Gegen Ende der Parascha befindet sich Josef haTzaddik in einer hoffnungslosen Situation, nachdem er zehn Jahre lang ohne Aussicht auf Freiheit im Gefängnis saß. An diesem Punkt des Geschehens findet die Deutung der Träume der Minister des Pharaos statt. Damit beginnt der Prozess seines kometenhaften Aufstiegs zum Vizekönig über ganzen Mitzrayim (d.h., Ägypten). Es gibt ein leicht zu übersehendes Passuk (d.h., Vers), das den Beginn des drastischen Aufschwungs von Josefs Geschick signalisiert. Nachdem die beiden Minister ihre jeweiligen Träume geträumt hatten, waren sie sehr verzweifelt, weil sie deren Bedeutung nicht kannten. An diesem Punkt sieht Josef ihre unglücklichen Gesichter; er fragt: “Warum scheint Ihr heute niedergeschlagen zu sein? (siehe 1. unten)” Diese scheinbar belanglose Frage führt zur Interpretation der Träume, die schließlich zu Josefs Befreiung und seinem unglaublichen Aufstieg zur Macht führt. Hätte Josef sie nie gefragt, warum sie verärgert waren, dann hätten sie sich ihm wahrscheinlich nie anvertraut und die goldene Gelegenheit zur Freiheit wäre verloren gegangen. Josefs kleiner Akt der Nachdenklichkeit mag nicht besonders bemerkenswert erscheinen, doch in Wahrheit ist er angesichts seiner damaligen Situation recht bemerkenswert: Er hatte 10 Jahre lang unter entsetzlichen Bedingungen gelebt, ohne realistische Hoffnung auf Freiheit. Er hatte jedes Recht, völlig in seine eigene Situation vertieft zu sein und den Gesichtsausdruck der Menschen um ihn herum nicht wahrzunehmen. Darüber hinaus wurde er den beiden Ministern zugeteilt, die in Mitzrayim sehr wichtige Personen waren – sie behandelten ihn sicherlich als minderwertig und schenkten ihm absolut keine Aufmerksamkeit. Doch er überwand all diese Faktoren und zeigte sich besorgt über ihr verzweifeltes Aussehen.

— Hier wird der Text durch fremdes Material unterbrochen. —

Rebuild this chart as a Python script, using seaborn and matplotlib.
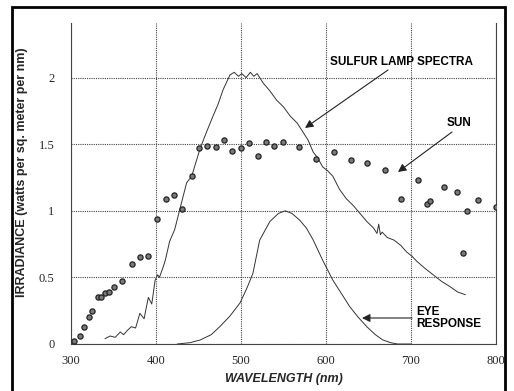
import numpy as np
import pandas as pd
import matplotlib
matplotlib.use("Agg")
import matplotlib.pyplot as plt
import seaborn as sns
from matplotlib.patches import Rectangle

# --- data ---
sun_wl = [303, 311, 315, 321, 325, 332, 335, 340, 345, 350, 360, 372, 381, 391,
          401, 412, 421, 431, 442, 451, 460, 470, 480, 489, 500, 509, 520, 529,
          539, 549, 568, 588, 609, 629, 648, 669, 688, 708, 719, 722, 739, 754,
          761, 766, 779, 800]
sun_irr = [0.02, 0.06, 0.13, 0.20, 0.25, 0.35, 0.35, 0.38, 0.39, 0.43, 0.47, 0.60,
           0.65, 0.66, 0.94, 1.09, 1.12, 1.01, 1.26, 1.47, 1.49, 1.48, 1.53, 1.45,
           1.47, 1.51, 1.41, 1.52, 1.49, 1.52, 1.48, 1.39, 1.44, 1.38, 1.36, 1.31,
           1.09, 1.23, 1.05, 1.07, 1.18, 1.14, 0.68, 1.00, 1.08, 1.03]

lamp_wl = [340, 346, 352, 358, 362, 366, 371, 376, 381, 386, 391, 395, 399, 402,
           404, 408, 411, 416, 422, 428, 436, 442, 452, 460, 467, 473, 479, 487,
           492, 497, 501, 506, 511, 515, 519, 526, 534, 542, 550, 558, 566, 573,
           579, 585, 590, 596, 602, 608, 616, 624, 632, 640, 648, 656, 660, 662,
           664, 666, 672, 680, 688, 695, 701, 707, 716, 726, 736, 746, 755, 764]
lamp_irr = [0.04, 0.06, 0.05, 0.09, 0.07, 0.10, 0.13, 0.12, 0.23, 0.19, 0.35, 0.30,
            0.48, 0.52, 0.50, 0.57, 0.63, 0.77, 0.86, 1.01, 1.21, 1.26, 1.47, 1.60,
            1.71, 1.80, 1.91, 2.02, 2.04, 2.01, 2.03, 2.00, 2.04, 2.01, 2.03, 1.96,
            1.90, 1.83, 1.78, 1.71, 1.66, 1.59, 1.53, 1.44, 1.40, 1.33, 1.30, 1.26,
            1.16, 1.09, 1.04, 0.98, 0.92, 0.87, 0.83, 0.90, 0.82, 0.84, 0.80, 0.78,
            0.74, 0.69, 0.66, 0.62, 0.57, 0.52, 0.47, 0.43, 0.39, 0.37]

eye_wl = [425, 440, 452, 465, 475, 487, 499, 507, 514, 522, 534, 544, 552, 560,
          569, 577, 585, 596, 608, 618, 628, 638, 648, 658, 667, 676, 684, 700]
eye_irr = [0.0, 0.01, 0.03, 0.07, 0.13, 0.21, 0.31, 0.42, 0.53, 0.78, 0.92, 0.98,
           1.0, 0.98, 0.93, 0.87, 0.78, 0.63, 0.48, 0.38, 0.28, 0.20, 0.13, 0.07,
           0.03, 0.01, 0.0, 0.0]

x_ticks = [300, 400, 500, 600, 700, 800]
y_ticks = [0, 0.5, 1, 1.5, 2]
y_tick_labels = ["0", "0.5", "1", "1.5", "2"]

sun_df = pd.DataFrame({"wl": sun_wl, "irr": sun_irr})
lamp_df = pd.DataFrame({"wl": lamp_wl, "irr": lamp_irr})
eye_df = pd.DataFrame({"wl": eye_wl, "irr": eye_irr})

sns.set_style("white")
plt.rcParams["font.family"] = ["DejaVu Sans"]

fig = plt.figure(figsize=(5.14, 3.91), dpi=100)
ax = fig.add_axes([71 / 514, 1 - 344 / 391, 425 / 514, 321 / 391])

sns.lineplot(data=lamp_df, x="wl", y="irr", ax=ax, color="#333333", lw=0.7,
             sort=False, estimator=None)
sns.lineplot(data=eye_df, x="wl", y="irr", ax=ax, color="#333333", lw=0.7,
             sort=False, estimator=None)
sns.scatterplot(data=sun_df, x="wl", y="irr", ax=ax, marker="o", s=14,
                color="#7a7a7a", edgecolor="#222222", linewidth=0.9, zorder=5)

ax.set_xlim(300, 800)
ax.set_ylim(0, 2.41)
ax.set_xticks(x_ticks)
ax.set_xticklabels([str(t) for t in x_ticks], family="Liberation Serif", fontsize=9)
ax.set_yticks(y_ticks)
ax.set_yticklabels(y_tick_labels, family="Liberation Serif", fontsize=9)
ax.tick_params(axis="x", length=0, pad=8)
ax.tick_params(axis="y", length=0, pad=12)
ax.grid(True, color="#444444", lw=0.8, ls=(0, (1, 1)))
ax.spines["top"].set_visible(False)
for s in ["left", "right", "bottom"]:
    ax.spines[s].set_color("#444444")
    ax.spines[s].set_linestyle((0, (1, 1)))
    ax.spines[s].set_linewidth(0.8)

ax.set_xlabel("WAVELENGTH (nm)", fontsize=9, fontweight="bold", style="italic",
              family="Liberation Sans", labelpad=4)
ax.set_ylabel("IRRADIANCE (watts per sq. meter per nm)", fontsize=9,
              fontweight="bold", family="Liberation Sans")
ax.yaxis.set_label_coords((28 - 71) / 425, (344 - 172) / 321)

tkw = dict(fontsize=8.5, fontweight="bold", family="Liberation Sans", color="black")
fig.text(330 / 514, 1 - 62 / 391, "SULFUR LAMP SPECTRA",
         va="center", ha="left", **tkw)
fig.text(447 / 514, 1 - 123 / 391, "SUN", va="center", ha="left", **tkw)
fig.text(416 / 514, 1 - 318 / 391, "EYE\nRESPONSE", va="center", ha="left",
         linespacing=1.1, **tkw)


def fig_to_data(px, py):
    return ax.transData.inverted().transform((px, 391 - py))


arrowprops = dict(arrowstyle="-|>", color="#222222", lw=0.8,
                  mutation_scale=12, shrinkA=0, shrinkB=0)
for (tx, ty), (hx, hy) in [((388, 70), (305, 128)),
                           ((452, 132), (398, 172)),
                           ((412, 318), (362, 318))]:
    ax.annotate("", xy=fig_to_data(hx, hy), xytext=fig_to_data(tx, ty),
                arrowprops=arrowprops, annotation_clip=False)

fig.patches.append(Rectangle((12 / 514, -0.05), (505 - 12) / 514, 1 - 7 / 391 + 0.05,
                             transform=fig.transFigure, fill=False,
                             edgecolor="black", lw=2.0))

fig.savefig("out.png", dpi=100)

Es besteht die große Versuchung, so in unsere eigene Sachen vertieft durchs Leben zu gehen, dass wir die Bedürfnisse anderer nicht erkennen. Einer der Schlüssel dazu, ein echter Baal Chesed (wohlwollende Mensch) zu sein, besteht darin, unsere eigene Selbstbezogenheit zu überwinden und die Welt um uns herum wahrzunehmen. Manchmal erfordert dies sogar, dass wir unsere eigenen Bedürfnisse zum Wohle anderer vergeben (mevater). Das eklatanteste Beispiel dafür findet sich früher in der Parascha, als Tamar auf den Scheiterhaufen gebracht wurde, um dort verbrannt zu werden. Sie hatte jede Gelegenheit, ihr Leben zu retten, indem sie enthüllte, dass die Gegenstände in ihrem Besitz die von Yehuda waren. Sie legte jedoch größeren Nachdruck auf die Peinlichkeit, die Yehuda ertragen würde, wenn sie dies tat, und blieb deshalb still. (siehe 2. unten) Die Gemara lernt von hier aus, dass man sein Leben aufgeben muss, bevor man jemand anderen in Verlegenheit bringt (siehe 3. unten). Rabbeinu Yonah (siehe 4. unten) und Tosefos (siehe 5. unten) gehen auf diese Weise zum Gesetz (pasken lehalacho)! Dies lehrt uns, dass es Gelegenheiten gibt, bei denen wir verpflichtet sind, den Gefühlen anderer mehr Vorrang einzuräumen als selbst unseren eigenen.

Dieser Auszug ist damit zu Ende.